ESTIMATING AQUIFER PROPERTIES IN A COASTAL KARST BASIN FROM OBSERVATIONS AT THE WATER TABLE: QUINTANA ROO, MEXICO

Epiphreatic caves provide access to the water table where measurements of tidal amplitude and attenuation allow the calculation of aquifer properties needed to estimate a water budget, where boundary conditions are constrained. Quintana Roo, Mexico contains extensive epiphreatic caves extending at least 10 km inland perpendicular to the Caribbean shoreline. Water budgets are challenging to calculate due to wide variability of precipitation (1092- 1500 mm/yr) and ET (350-2,500 mm/yr), and uncertain boundaries of coastal karst basins. Previous studies have assumed regional gradients are near zero and relatively stable over time. Discharge in low gradient systems is sensitive to even slight changes resulting from recharge and tides, therefore it is important to precisely measure spatial and temporal gradient variability. This study analyzed high-frequency, long-term, water level data from epiphreatic conduits to constrain bulk aquifer properties.

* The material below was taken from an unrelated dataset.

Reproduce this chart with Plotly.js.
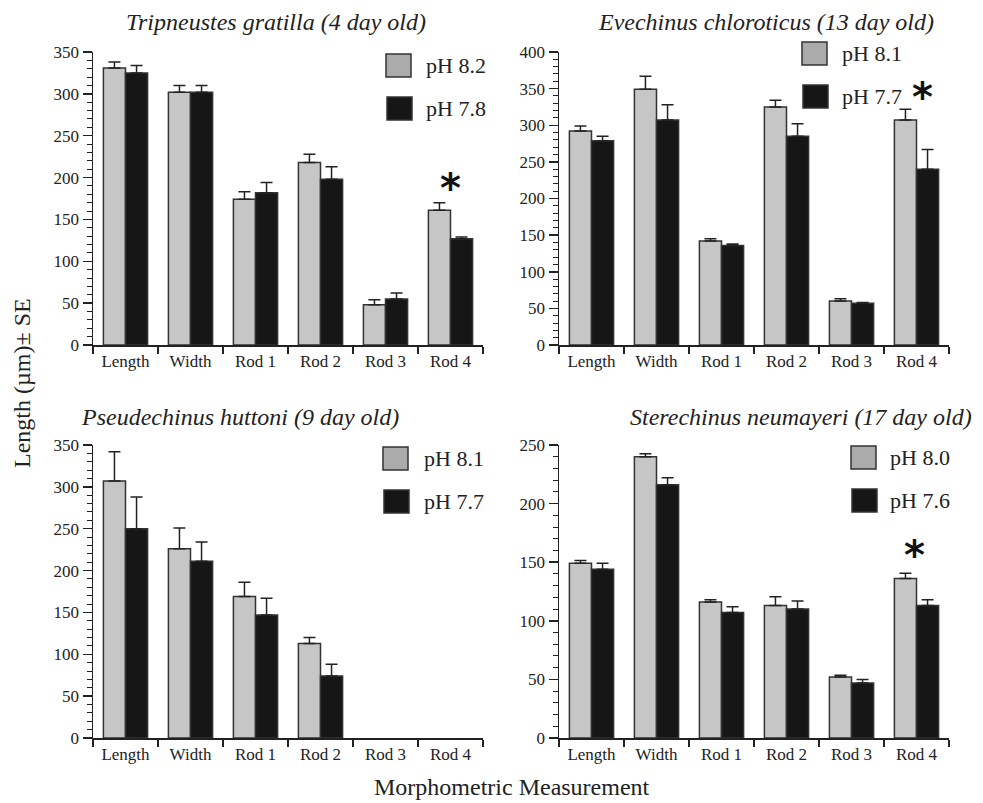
<!DOCTYPE html>
<html>
<head>
<meta charset="utf-8">
<script src="https://cdn.plot.ly/plotly-3.0.1.min.js"></script>
<style>html,body{margin:0;padding:0;background:#fff;}#chart{width:983px;height:803px;}</style>
</head>
<body>
<div id="chart"></div>
<script>
// ---- Data ----
const categories = ["Length", "Width", "Rod 1", "Rod 2", "Rod 3", "Rod 4"];

const panelTitles = [
  "Tripneustes gratilla (4 day old)",
  "Evechinus chloroticus (13 day old)",
  "Pseudechinus huttoni (9 day old)",
  "Sterechinus neumayeri (17 day old)"
];

const controlNames = ["pH 8.2", "pH 8.1", "pH 8.1", "pH 8.0"];
const treatNames   = ["pH 7.8", "pH 7.7", "pH 7.7", "pH 7.6"];

// Tripneustes gratilla
const tgControl   = [331, 302, 174, 218, 48, 161];
const tgControlSE = [7, 8, 9, 10, 6, 9];
const tgTreat     = [325, 302, 182, 198, 55, 127];
const tgTreatSE   = [9, 8, 12, 15, 7, 2];

// Evechinus chloroticus
const ecControl   = [292, 349, 142, 325, 60, 307];
const ecControlSE = [7, 18, 3, 9, 3, 15];
const ecTreat     = [279, 307, 136, 285, 57, 240];
const ecTreatSE   = [6, 21, 2, 17, 1, 27];

// Pseudechinus huttoni
const phControl   = [307, 226, 169, 113, null, null];
const phControlSE = [35, 25, 17, 7, null, null];
const phTreat     = [250, 211, 147, 74, null, null];
const phTreatSE   = [38, 23, 20, 14, null, null];

// Sterechinus neumayeri
const snControl   = [149, 240, 116, 113, 52, 136];
const snControlSE = [2.5, 2.5, 2, 7.5, 1.5, 4.5];
const snTreat     = [144, 216, 107, 110, 47, 113];
const snTreatSE   = [5, 6, 5, 7, 3, 5];

const yMax = [350, 400, 350, 250];

// significance markers: [panel, category, y]
const sigMarks = [
  [0, "Rod 4", 194],
  [1, "Rod 4", 345],
  [3, "Rod 4", 160]
];

const xTitle = "Morphometric Measurement";
const yTitle = "Length (µm)± SE";

// ---- Layout helpers ----
const W = 983, H = 803;
const px = x => x / W;
const py = y => 1 - y / H;

const GRAY = "#c6c6c6", GRAY_LEG = "#ababab", BLACK = "#161616", EDGE = "#333333";
const SERIF = "Liberation Serif";

const panels = [
  {c: tgControl, cse: tgControlSE, t: tgTreat, tse: tgTreatSE, x0: 93, x1: 483, y0: 52, y1: 345,
   title: [276, 22], leg: [386, 54, 424], sigShift: 0},
  {c: ecControl, cse: ecControlSE, t: ecTreat, tse: ecTreatSE, x0: 559, x1: 949, y0: 52, y1: 345,
   title: [766, 22], leg: [802, 42, 840], sigShift: 6},
  {c: phControl, cse: phControlSE, t: phTreat, tse: phTreatSE, x0: 93, x1: 483, y0: 445, y1: 738,
   title: [240, 417], leg: [383, 447, 422], sigShift: 0},
  {c: snControl, cse: snControlSE, t: snTreat, tse: snTreatSE, x0: 559, x1: 949, y0: 445, y1: 738,
   title: [801, 417], leg: [851, 446, 888], sigShift: -2}
];

const traces = [];
const layout = {
  width: W, height: H, autosize: false,
  margin: {l: 0, r: 0, t: 0, b: 0},
  paper_bgcolor: "#fff", plot_bgcolor: "rgba(0,0,0,0)",
  showlegend: false,
  barmode: "group", bargap: 0.32, bargroupgap: 0,
  annotations: [], shapes: [],
  font: {family: SERIF, color: "#222"}
};

panels.forEach((p, i) => {
  const n = i + 1;
  const xa = n === 1 ? "x" : "x" + n;
  const ya = n === 1 ? "y" : "y" + n;
  const errStyle = (se) => ({type: "data", symmetric: false, array: se,
    arrayminus: se.map(() => 0), thickness: 1.5, width: 6, color: "#222"});
  traces.push({
    type: "bar", x: categories, y: p.c, name: controlNames[i], xaxis: xa, yaxis: ya,
    offsetgroup: "a",
    marker: {color: GRAY, line: {color: EDGE, width: 1.5}},
    error_y: errStyle(p.cse), hoverinfo: "y"
  });
  traces.push({
    type: "bar", x: categories, y: p.t, name: treatNames[i], xaxis: xa, yaxis: ya,
    offsetgroup: "b",
    marker: {color: BLACK, line: {color: EDGE, width: 1.5}},
    error_y: errStyle(p.tse), hoverinfo: "y"
  });

  layout[n === 1 ? "xaxis" : "xaxis" + n] = {
    domain: [px(p.x0), px(p.x1)], anchor: ya,
    type: "category", categoryorder: "array", categoryarray: categories,
    range: [-0.5, 5.5], fixedrange: true,
    showline: true, linecolor: "#222", linewidth: 1.5,
    ticks: "outside", tickson: "boundaries", ticklen: 7, tickwidth: 1.5, tickcolor: "#222",
    showgrid: false, zeroline: false,
    tickfont: {family: SERIF, size: 17, color: "#222"}
  };
  layout[n === 1 ? "yaxis" : "yaxis" + n] = {
    domain: [py(p.y1), py(p.y0)], anchor: xa,
    range: [0, yMax[i]], fixedrange: true, dtick: 50, tick0: 0,
    showline: true, linecolor: "#222", linewidth: 1.5,
    ticks: "outside", ticklen: 9, tickwidth: 1.5, tickcolor: "#222",
    minor: {dtick: 10, ticks: "outside", ticklen: 5, tickwidth: 1, tickcolor: "#222", showgrid: false},
    showgrid: false, zeroline: false,
    tickfont: {family: SERIF, size: 17, color: "#222"}
  };

  // panel title
  layout.annotations.push({
    xref: "paper", yref: "paper", x: px(p.title[0]), y: py(p.title[1]),
    xanchor: "center", yanchor: "middle", showarrow: false,
    text: panelTitles[i],
    font: {family: SERIF, size: 24, style: "italic", color: "#222"}
  });

  // legend (boxes + labels)
  const [lx, ly, tx] = p.leg;
  const bw = 25, bh = 23, gap = 43;
  [[GRAY_LEG, controlNames[i], 0], [BLACK, treatNames[i], 1]].forEach(([col, lab, k]) => {
    const top = ly + k * gap;
    layout.shapes.push({
      type: "rect", xref: "paper", yref: "paper",
      x0: px(lx + k), x1: px(lx + k + bw), y0: py(top + bh), y1: py(top),
      fillcolor: col, line: {color: EDGE, width: 1.5}
    });
    layout.annotations.push({
      xref: "paper", yref: "paper", x: px(tx), y: py(top + bh / 2),
      xanchor: "left", yanchor: "middle", showarrow: false, text: lab,
      font: {family: SERIF, size: 22, color: "#222"}
    });
  });
});

// significance asterisks
sigMarks.forEach(([pi, cat, yv]) => {
  const n = pi + 1;
  layout.annotations.push({
    xref: n === 1 ? "x" : "x" + n, yref: n === 1 ? "y" : "y" + n,
    x: cat, y: yv, xshift: panels[pi].sigShift, yshift: -5,
    xanchor: "center", yanchor: "middle", showarrow: false,
    text: "<b>*</b>", font: {family: "DejaVu Sans", size: 40, color: "#111"}
  });
});

// axis titles
layout.annotations.push({
  xref: "paper", yref: "paper", x: px(22), y: py(383),
  xanchor: "center", yanchor: "middle", showarrow: false, textangle: -90,
  text: yTitle, font: {family: SERIF, size: 24, color: "#222"}
});
layout.annotations.push({
  xref: "paper", yref: "paper", x: px(512), y: py(787),
  xanchor: "center", yanchor: "middle", showarrow: false,
  text: xTitle, font: {family: SERIF, size: 24, color: "#222"}
});

Plotly.newPlot("chart", traces, layout, {staticPlot: true, displayModeBar: false});
</script>
</body>
</html>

Data were collected at 30-minute resolution in August 2015 and from January 2016 to August 2018 using paired barometric and water-level loggers in Sistema Jaguar near Paamul, Mexico, at sites along a transect (0.5 km, 2 km, 4 km, and 6 km) perpendicular to the coast. Elevations were established using averaged barometric differences relative to a reference station near the coastline. Sites were also surveyed to high-precision GPS benchmarks set at cave entrances. In August 2017, instruments were placed in Pixan Bel, a parallel system to the west of Sistema Jaguar, at 5 to 7 km inland. Hydraulic gradient is steepest near the coastline (7 m/km at 0.5 km inland) and flattens inland (0.3 to 0.5 m/km beyond 5 km inland). Diffusivity ranged from 1 to 2 x 10⁸ m²/d, Transmissivity ranged from 1.5 to 5x10⁷ m²/d (assuming a storativity of 0.3), and Hydraulic Conductivity ranged from 6.1 x 10⁵ to 1.8 x 10⁶ m/d across aquifer thicknesses of 10-30 m. Results are comparable to Beddows, 2004 (D= 1.8 to 3.7 x 10⁷ m²/d, T= 1.1 to 5.4 x 10⁷ m²/d, K= 5.3 x 10⁶ to 2.8 x 10⁷ m/d) and models by Gondwe, 2010 (K= 2.2 x 10⁵ to 5.9 x 10⁶ m/d). Our findings are in general agreement with previous work based on observations in conduits but indicate that diffusivity is high between cave conduits and the coastline, suggesting that matrix flow also contributes substantially to discharge and should be included in aquifer models.